From a Bayesian perspective, $\theta$ is a random variable and we must estimate its posterior given the coin flips we have seen. For this to work, we need to decide on what our prior beliefs are by deciding on a prior distribution on $\theta$. If we assume it is distributed as $\operatorname{Beta}(\alpha, \beta)$. Then, $p(\theta) = \theta^{\alpha - 1} (1-\theta)^{\beta-1})$ is our prior distribution. Now we can calculate the posterior
$$
\begin{align}
p(\theta | \mathcal D) &= p(\mathcal D | \theta)p(\theta) \\
&= \theta^{N_H} (1-\theta)^{N_T} \theta^{\alpha - 1} (1-\theta)^{\beta-1}) \\
&= \theta^{N_H + \alpha - 1} (1-\theta)^{N_T + \beta - 1}) \\
&= \theta^{\alpha' - 1} (1-\theta)^{\beta' - 1}).
\end{align}
$$
Hence, the posterior distribution is another Beta distribution $\operatorname{Beta}(\alpha', \beta')$ where $\alpha'=\alpha + N_H$ and $\beta'=\beta + N_T$.
Predictive Posterior
How do we use the posterior distribution over weights to make predictions? We saw how we can choose the parameters which maximize our data likelihood $p(\mathcal D | \theta)$: $$\theta_\text{MLE} \in \operatorname*{argmax}_\theta p(\mathcal D | \theta) = \frac{N_H}{N_H + N_T}.$$
However, we can also use posterior $p(\theta | \mathcal D)$ by taking the single most likely value of $\theta$ to make our decision: $$\theta_\text{MAP} \in \operatorname*{argmax}_\theta p(\theta | \mathcal D) = \frac{N_H + \alpha - 1}{N_H + N_T + \beta + \alpha - 2}.$$
However, any true Bayesian will use $p(\theta | \mathcal D)$ to average over all possible models $\theta$:
$$
\begin{align}
p(x^* = 1 | x_1, \ldots, x_N) &= \int_\theta p(x^* = 1 | \theta) p(\theta | \mathcal D) \, d\theta \\
&= \int \theta p(\theta | x) \, d\theta \\
&= \mathbb E_{p(\theta | \mathcal D)} [\theta] \\
&= \frac{\alpha + N_H}{N_H + N_T + \alpha + \beta}
\end{align}
$$
In this very simple example, $p(x | \theta)$ simplified out very cleanly as just $p(x^* = 1 | \theta) = \theta$. Usually this is not the case. Also note that this isn't an estimate for a single $\theta$ value. We averaged out the $\theta$!

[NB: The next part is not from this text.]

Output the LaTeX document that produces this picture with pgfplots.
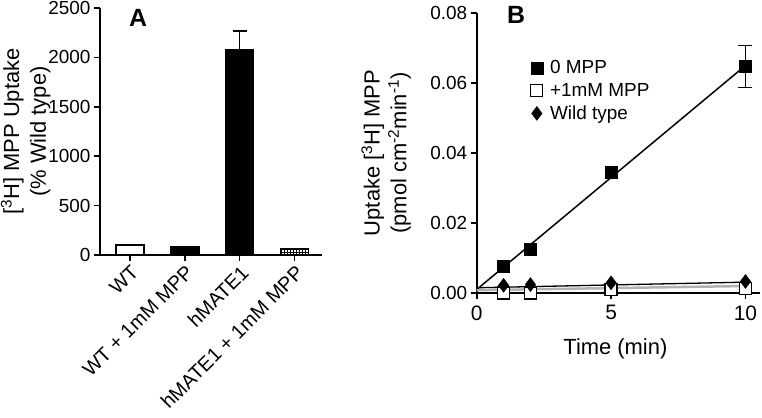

Also note that was $|\mathcal D|$ grows, these prediction techniques approach the same predictions.
Prior Selection
In a Bayesian setting, model selection corresponds to model class selection and prior selection. For example, when fitting data we can select what type of curve to fit (line, parabola) and also what prior to put on the parameters of the curve. There is no point in searching for one single correct line or parabola since we will average over all possible ones equally.
How do we select between two models then? What we can do is calculate the likelihood of the data $p(\mathcal D)$ for different model classes: $$p(\mathcal D) = \int_w p(\mathcal D | w) p(w) \, d\,w.$$
If we are considering too many possible models $w$, then $p(w)$ is spread out and the integral in $p(\mathcal D)$ will turn out to be very low. This is how the Bayesian approach penalizes overly complicated models. However, if $p(w)$ doesn't contain very good models, then the $p(\mathcal D | w)$ factor will be low and the integral will still turn out to be very low! Hence, the ideal prior is a Goldilocks problem.